What needs to be done
Starting with the first line below, extract each line through the one that contains "const hardCover = [hardA,hardB,hardC,hardD,hardE,hardF];", inclusive, excluding pictures.

━━━━━ Raw data ━━━━━

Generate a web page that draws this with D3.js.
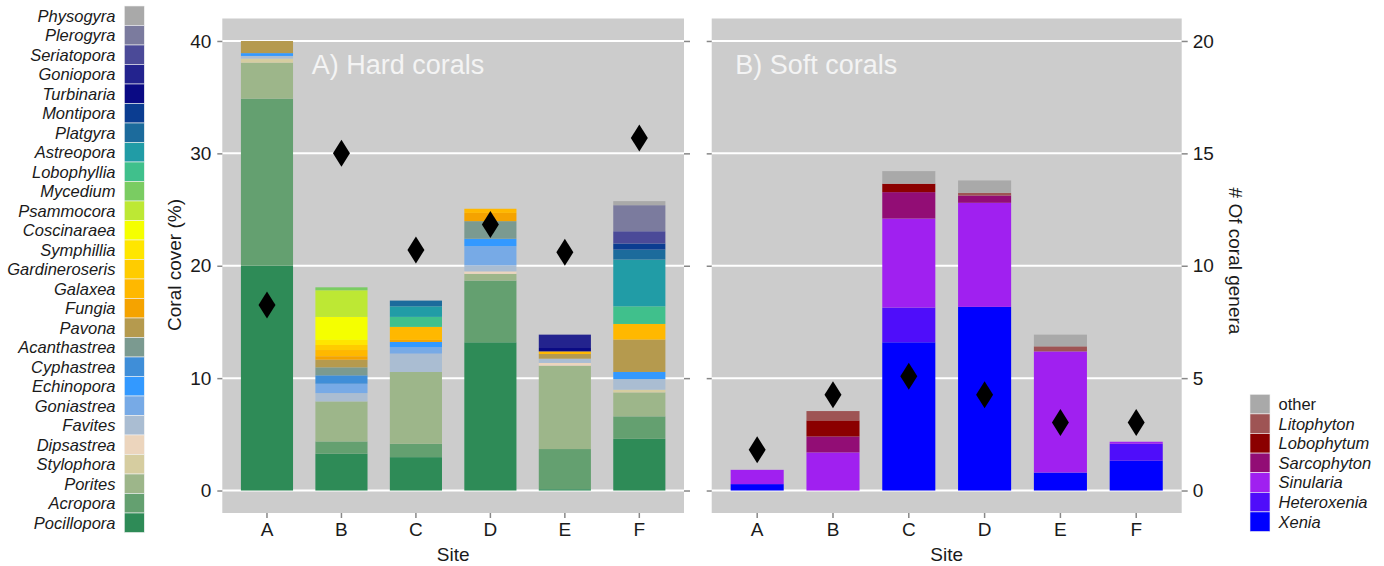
<!DOCTYPE html>
<html><head><meta charset="utf-8">
<script src="https://cdn.jsdelivr.net/npm/d3@7"></script>
<style>
body{margin:0;background:#fff;}
svg{display:block;font-family:"Liberation Sans",Arial,sans-serif;}
</style></head>
<body><svg id="chart" width="1384" height="566"></svg>
<script>
// ---------- DATA ----------
const sites = ["A","B","C","D","E","F"];

// hard coral genera, bottom of stack to top
const hardGenera = ["Pocillopora","Acropora","Porites","Stylophora","Dipsastrea","Favites","Goniastrea","Echinopora","Cyphastrea","Acanthastrea","Pavona","Fungia","Galaxea","Gardineroseris","Symphillia","Coscinaraea","Psammocora","Mycedium","Lobophyllia","Astreopora","Platgyra","Montipora","Turbinaria","Goniopora","Seriatopora","Plerogyra","Physogyra"];
const hardColors = ["#2e8b57","#64a070","#9db68a","#d6cda0","#ecd5bd","#aabdd2","#77aae6","#3399ff","#3f8ed8","#7b9a90","#b59a4e","#f5a300","#ffb800","#ffcc00","#ffe600","#f5ff00","#bde834","#7acc62","#40c08c","#219ca6","#1c6b9c","#0b3d91","#0a0a84","#23238e","#4b4a98","#7b7b9e","#a9a9a9"];

// cover (%) per genus, same order as hardGenera
const hardA = [20.0,14.87,3.2,0.36,0,0.24,0,0.25,0,0,1.08,0,0,0,0,0,0,0,0,0,0,0,0,0,0,0,0];
const hardB = [3.27,1.1,3.56,0,0,0.74,0.83,0,0.75,0.71,0.68,0.31,0.55,0.45,0.45,2.05,2.37,0.26,0,0,0,0,0,0,0,0,0];
const hardC = [2.97,1.19,6.39,0,0,1.63,0.59,0.45,0,0,0,0.18,1.16,0,0,0,0,0,0.89,0.94,0.51,0,0,0,0,0,0];
const hardD = [13.19,5.49,0.6,0,0.22,0.54,1.7,0.66,0,1.57,0,0.73,0.37,0,0,0,0,0,0,0,0,0,0,0,0,0,0];
const hardE = [0.12,3.57,7.42,0,0.24,0.38,0,0,0,0,0.42,0,0.23,0,0,0,0,0,0,0,0,0,0.3,1.19,0,0,0];
const hardF = [4.6,2.0,2.13,0.24,0,0.95,0,0.63,0,0,2.88,0,1.39,0,0,0,0,0,1.57,4.16,0.89,0.54,0,0,1.09,2.32,0.36];
const hardCover = [hardA,hardB,hardC,hardD,hardE,hardF];

// soft coral genera, bottom of stack to top
const softGenera = ["Xenia","Heteroxenia","Sinularia","Sarcophyton","Lobophytum","Litophyton","other"];
const softColors = ["#0000ff","#4f0dfa","#a020f0","#920d75","#8b0000","#9e5454","#a9a9a9"];
const softA = [0.57,0,1.27,0,0,0,0];
const softB = [0,0,3.39,1.42,1.43,0.83,0];
const softC = [13.19,3.09,7.92,2.35,0.75,0,1.12];
const softD = [16.34,0,9.26,0.65,0,0.24,1.1];
const softE = [1.6,0,10.78,0,0,0.45,1.04];
const softF = [2.65,1.51,0.18,0,0,0,0];
const softCover = [softA,softB,softC,softD,softE,softF];

// number of genera (right axis)
const hardRichness = [8.25,15.0,10.7,11.83,10.6,15.68];
const softRichness = [1.81,4.26,5.08,4.26,3.03,3.03];

const coverTicks = [0,10,20,30,40];
const generaTicks = [0,5,10,15,20];

// ---------- DRAW ----------
const svg = d3.select("#chart");
const FONT = '"Liberation Sans",Arial,sans-serif';
const pTop = 18.5, pBottom = 513;
const y = d3.scaleLinear().domain([-2,42]).range([pBottom, pTop]);
const yG = d3.scaleLinear().domain([-1,21]).range([pBottom, pTop]);

const panels = [
  {x0:222.3, x1:684, title:"A) Hard corals", titleDx:89.5, cover:hardCover, genera:hardGenera, colors:hardColors, rich:hardRichness, leftLabels:true, rightLabels:false},
  {x0:711.7, x1:1181.7, title:"B) Soft corals", titleDx:23.5, cover:softCover, genera:softGenera, colors:softColors, rich:softRichness, leftLabels:false, rightLabels:true}
];

panels.forEach(p => {
  const x = d3.scaleBand().domain(sites).range([p.x0,p.x1]).paddingInner(0.3).paddingOuter(0.25);
  const g = svg.append("g");
  g.append("rect").attr("x",p.x0).attr("y",pTop).attr("width",p.x1-p.x0).attr("height",pBottom-pTop).attr("fill","#cccccc");
  // grid
  g.selectAll("line.grid").data(coverTicks).enter().append("line")
    .attr("x1",p.x0).attr("x2",p.x1).attr("y1",d=>y(d)).attr("y2",d=>y(d))
    .attr("stroke","#ffffff").attr("stroke-width",2);
  // title
  g.append("text").attr("x",p.x0+p.titleDx).attr("y",73.5).text(p.title)
    .attr("fill","#f4f4f4").attr("font-size",27).attr("font-family",FONT);
  // bars
  const colorScale = d3.scaleOrdinal().domain(p.genera).range(p.colors);
  sites.forEach((s,i) => {
    const vals = p.cover[i];
    let cum = 0;
    vals.forEach((v,k) => {
      if (v <= 0) return;
      g.append("rect").attr("x",x(s)).attr("width",x.bandwidth())
        .attr("y",y(cum+v)).attr("height",y(cum)-y(cum+v))
        .attr("fill",colorScale(p.genera[k]));
      cum += v;
    });
  });
  // diamonds
  const hw = 8.5, hh = 13.5;
  g.selectAll("path.dia").data(p.rich).enter().append("path")
    .attr("d",(d,i)=>{const cx=x(sites[i])+x.bandwidth()/2, cy=yG(d);
      return `M${cx},${cy-hh}L${cx+hw},${cy}L${cx},${cy+hh}L${cx-hw},${cy}Z`;})
    .attr("fill","#000");
  // left axis
  const la = g.append("g").attr("transform",`translate(${p.x0},0)`)
    .call(d3.axisLeft(y).tickValues(coverTicks).tickSize(5).tickPadding(6).tickFormat(p.leftLabels?d3.format("d"):()=>""));
  // right axis
  const ra = g.append("g").attr("transform",`translate(${p.x1},0)`)
    .call(d3.axisRight(yG).tickValues(generaTicks).tickSize(6).tickPadding(5).tickFormat(p.rightLabels?d3.format("d"):()=>""));
  // bottom axis
  const ba = g.append("g").attr("transform",`translate(0,${pBottom})`)
    .call(d3.axisBottom(x).tickSize(5).tickPadding(5));
  [la,ra,ba].forEach(a=>{
    a.select(".domain").remove();
    a.selectAll(".tick line").attr("stroke","#888").attr("stroke-width",1.5);
    a.selectAll(".tick text").attr("fill","#1a1a1a").attr("font-size",19).attr("font-family",FONT);
  });
  g.append("text").attr("x",(p.x0+p.x1)/2).attr("y",560.5).attr("text-anchor","middle")
    .text("Site").attr("font-size",19).attr("fill","#1a1a1a").attr("font-family",FONT);
});

// axis titles
svg.append("text").attr("transform","translate(181,265) rotate(-90)").attr("text-anchor","middle")
  .text("Coral cover (%)").attr("font-size",19).attr("fill","#1a1a1a").attr("font-family",FONT);
svg.append("text").attr("transform","translate(1229,261) rotate(90)").attr("text-anchor","middle")
  .text("# Of coral genera").attr("font-size",19).attr("fill","#1a1a1a").attr("font-family",FONT);

// left legend (top item = last genus)
const legH = 19.5;
const hardRev = hardGenera.slice().reverse();
const hardColRev = hardColors.slice().reverse();
const lg = svg.append("g");
hardRev.forEach((gname,i)=>{
  const yy = 6 + i*legH;
  lg.append("rect").attr("x",124.3).attr("y",yy).attr("width",20).attr("height",legH)
    .attr("fill",hardColRev[i]).attr("stroke","#f2f2f2").attr("stroke-width",0.6);
  lg.append("text").attr("x",115.5).attr("y",yy+legH/2+5.8).attr("text-anchor","end")
    .attr("font-style","italic").attr("font-size",16.5).attr("fill","#1a1a1a").attr("font-family",FONT).text(gname);
});

// right legend
const softRev = softGenera.slice().reverse();
const softColRev = softColors.slice().reverse();
const rg = svg.append("g");
softRev.forEach((gname,i)=>{
  const yy = 394.3 + i*19.6;
  rg.append("rect").attr("x",1250).attr("y",yy).attr("width",20).attr("height",19.6)
    .attr("fill",softColRev[i]).attr("stroke","#f2f2f2").attr("stroke-width",0.6);
  rg.append("text").attr("x",1278.5).attr("y",yy+19.6/2+5.8)
    .attr("font-style",gname==="other"?"normal":"italic").attr("font-size",16.5).attr("fill","#1a1a1a").attr("font-family",FONT).text(gname);
});
</script></body></html>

━━━━━

The completed task
Generate a web page that draws this with D3.js.
<!DOCTYPE html>
<html><head><meta charset="utf-8">
<script src="https://cdn.jsdelivr.net/npm/d3@7"></script>
<style>
body{margin:0;background:#fff;}
svg{display:block;font-family:"Liberation Sans",Arial,sans-serif;}
</style></head>
<body><svg id="chart" width="1384" height="566"></svg>
<script>
// ---------- DATA ----------
const sites = ["A","B","C","D","E","F"];

// hard coral genera, bottom of stack to top
const hardGenera = ["Pocillopora","Acropora","Porites","Stylophora","Dipsastrea","Favites","Goniastrea","Echinopora","Cyphastrea","Acanthastrea","Pavona","Fungia","Galaxea","Gardineroseris","Symphillia","Coscinaraea","Psammocora","Mycedium","Lobophyllia","Astreopora","Platgyra","Montipora","Turbinaria","Goniopora","Seriatopora","Plerogyra","Physogyra"];
const hardColors = ["#2e8b57","#64a070","#9db68a","#d6cda0","#ecd5bd","#aabdd2","#77aae6","#3399ff","#3f8ed8","#7b9a90","#b59a4e","#f5a300","#ffb800","#ffcc00","#ffe600","#f5ff00","#bde834","#7acc62","#40c08c","#219ca6","#1c6b9c","#0b3d91","#0a0a84","#23238e","#4b4a98","#7b7b9e","#a9a9a9"];

// cover (%) per genus, same order as hardGenera
const hardA = [20.0,14.87,3.2,0.36,0,0.24,0,0.25,0,0,1.08,0,0,0,0,0,0,0,0,0,0,0,0,0,0,0,0];
const hardB = [3.27,1.1,3.56,0,0,0.74,0.83,0,0.75,0.71,0.68,0.31,0.55,0.45,0.45,2.05,2.37,0.26,0,0,0,0,0,0,0,0,0];
const hardC = [2.97,1.19,6.39,0,0,1.63,0.59,0.45,0,0,0,0.18,1.16,0,0,0,0,0,0.89,0.94,0.51,0,0,0,0,0,0];
const hardD = [13.19,5.49,0.6,0,0.22,0.54,1.7,0.66,0,1.57,0,0.73,0.37,0,0,0,0,0,0,0,0,0,0,0,0,0,0];
const hardE = [0.12,3.57,7.42,0,0.24,0.38,0,0,0,0,0.42,0,0.23,0,0,0,0,0,0,0,0,0,0.3,1.19,0,0,0];
const hardF = [4.6,2.0,2.13,0.24,0,0.95,0,0.63,0,0,2.88,0,1.39,0,0,0,0,0,1.57,4.16,0.89,0.54,0,0,1.09,2.32,0.36];
const hardCover = [hardA,hardB,hardC,hardD,hardE,hardF];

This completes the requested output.